Technologies IBM suggests as right for the new age range from virtualisation and optimisation of networks, storage and the rest (to improve utilisation and gain the efficiencies of consolidation), to harnessing grid computing, Web services and systems like Blade servers and clusters. The firm also majors on its integration engines, WebSphere and so on, as key to getting real time information flowing within sites and organisations, particularly with increasing merger and acquisition activity.
But Hewitt also suggests considering outsourcing and managed services. And he suggests a renewed focus on open systems like Linux, and on integration, not only of the IT but of business processes and people supported by the IT. It’s a compelling message that’s bound to go down well with current enlightened business thinking.

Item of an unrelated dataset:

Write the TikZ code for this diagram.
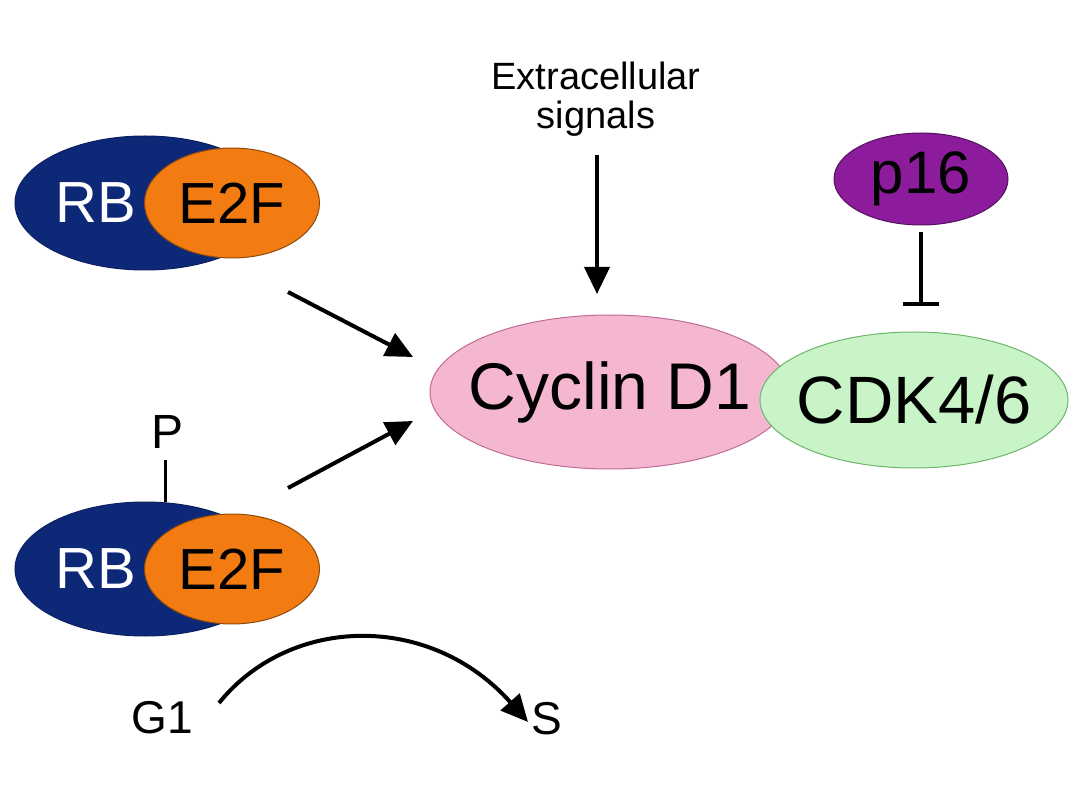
\documentclass[tikz,border=0pt]{standalone}
\usepackage{fontspec}
\setmainfont{Liberation Sans}
\usetikzlibrary{shapes.geometric,arrows.meta}
\definecolor{rbblue}{RGB}{14,40,120}
\definecolor{e2forange}{RGB}{242,124,18}
\definecolor{cycpink}{RGB}{245,182,207}
\definecolor{cycedge}{RGB}{190,110,150}
\definecolor{cdkgreen}{RGB}{200,244,200}
\definecolor{cdkedge}{RGB}{110,180,110}
\definecolor{ppurple}{RGB}{140,28,155}
\tikzset{
  blob/.style={ellipse, inner sep=0pt, line width=1pt},
  rbshape/.style={blob, fill=rbblue, draw=rbblue!80!black, minimum width=260pt, minimum height=134pt},
  e2fshape/.style={blob, fill=e2forange, draw=e2forange!60!black, minimum width=175pt, minimum height=110pt, label={[font=\fontsize{58}{60}\selectfont]center:E2F}},
  rbtext/.style={text=white, font=\fontsize{58}{60}\selectfont},
  act/.style={line width=4pt, -{Triangle[length=27pt,width=25pt]}},
  inh/.style={line width=4pt, -{Bar[width=36pt,line width=4pt]}},
  lbl/.style={font=\fontsize{46}{48}\selectfont},
}
\begin{document}
\begin{tikzpicture}[x=1pt,y=-1pt]
\useasboundingbox[fill=white] (0,0) rectangle (1080,810);
% top RB-E2F
\node[rbshape] (rb1) at (145,203) {};
\node[e2fshape] (e2f1) at (232,203) {};
\node[rbtext] (rbt1) at (96,203) {RB};
% bottom RB-E2F
\node[rbshape] (rb2) at (145,569) {};
\node[e2fshape] (e2f2) at (232,569) {};
\node[rbtext] (rbt2) at (96,569) {RB};
\node[lbl, font=\fontsize{48}{50}\selectfont] (p) at (168,432) {P};
\draw[line width=3pt] (p.south) ++(-3,8) coordinate (ptop) -- (rb2.north -| ptop);
% Cyclin D1 and CDK4/6
\node[blob, fill=cycpink, draw=cycedge, minimum width=360pt, minimum height=154pt, label={[font=\fontsize{66}{68}\selectfont]center:Cyclin D1}] (cyc) at (610,392) {};
\node[blob, fill=cdkgreen, draw=cdkedge, minimum width=308pt, minimum height=136pt, label={[font=\fontsize{67}{69}\selectfont]center:CDK4/6}] (cdk) at (914,400) {};
% p16
\node[blob, fill=ppurple, draw=ppurple!60!black, minimum width=174pt, minimum height=92pt, label={[font=\fontsize{60}{62}\selectfont]center:p16}] (p16) at (921,179) {};
\coordinate (p16a) at (921,232);
\coordinate (p16b) at (921,306);
\draw[inh] (p16a) -- (p16b);
% extracellular signals
\node[align=center, font=\fontsize{38}{39}\selectfont] (ext) at (596,99) {Extracellular\\signals};
\coordinate (exta) at (597,155);
\coordinate (extb) at (597,294);
\draw[act] (exta) -- (extb);
% arrows to cyclin
\coordinate (a1s) at (288,292);
\coordinate (a1e) at (413,357);
\coordinate (a2s) at (288,488);
\coordinate (a2e) at (413,421);
\draw[act] (a1s) -- (a1e);
\draw[act] (a2s) -- (a2e);
% G1 -> S
\node[lbl] (g1) at (162,718) {G1};
\node[lbl] (s) at (547,719) {S};
\coordinate (gs) at (219,703);
\coordinate (se) at (528,722);
\draw[act] (gs) .. controls (290,615) and (430,612) .. (se);
\end{tikzpicture}
\end{document}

“On-demand mans being able to align your resources where new markets are – not letting your IT be an inhibitor because it takes too long to set up,” he insists. Everything from the CRM (customer relationship management) systems to the web catalogues and ordering mechanisms, to the engineering and production systems and the supply chain systems – it all needs to be geared to handling innovation faster than it physically can today.
It’s not ‘just’ about speed either. It’s about improving the user experience both internally and externally so that customers come back, and reducing the cost of ownership. In fact, the requirements for the IT are virtually identical to those of the rest of the manufacturing enterprise – do more, better with less.